RTO Insider reports on United's August 2024 webinar, Reforming State and Local Policies to Accelerate Clean Energy Deployment, which explored core policy principles decision-makers and stakeholders should consider when reforming state policy frameworks that govern the siting and permitting processes of large-scale renewable and energy storage projects. The article quotes both United's Trish Demeter and Jim Purekal, who led the webinar discussion.
Aligning thousands of local governments toward development of renewables remains one of the harder nuts to crack in the clean energy transition.
Advanced Energy United this summer offered core policy considerations to speed up the process and held a webinar Aug. 27 to drill down on how state-level efforts to streamline permitting have been progressing.
“Local opposition recently was cited in a survey of developers as one key barrier to getting projects done,” said Trish Demeter, an AEU managing director and the moderator of the discussion. “By another estimate, more than 15% of counties in the U.S. have some sort of ban or restrictive ordinance on new renewable energy projects.”
Discussion centered on Massachusetts and Michigan, which have both declared 100% net-zero and clean energy goals. Both also delegate extensive power over clean energy projects to hundreds of local governments that are not uniformly enthusiastic about hosting sprawling new generation facilities.

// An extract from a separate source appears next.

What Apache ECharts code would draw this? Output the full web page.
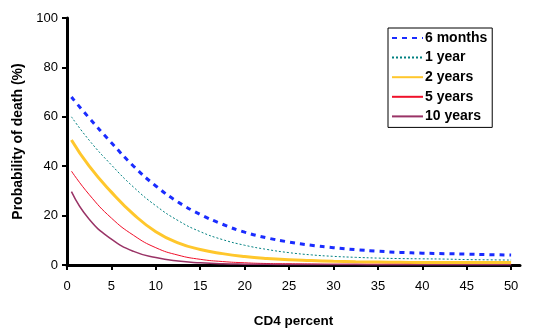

The goal is to streamline the control these local governments can exert over the approval process around a single set of principles rather than an ever-changing assortment of hundreds of rules.
Jim Purekal, an AEU policy director, summarized the principles the trade group laid out in July as critical to large-scale development:
- uniform siting criteria and permitting conditions, or reasonable ranges of variation.
- predictable and consistent permitting environments with clearly defined steps.
- the absence of explicit, or de facto, moratoria or bans.
“Now, we at United are not equipped or oriented to engage with every local agency that’s out there, or to engage on every project-by-project basis,” Purekal said. “So, these principles are really focused on the state policy advocacy, and that’s where we have a more established presence with respect to access to decision makers and also legislators and governor’s offices in about 20 states.”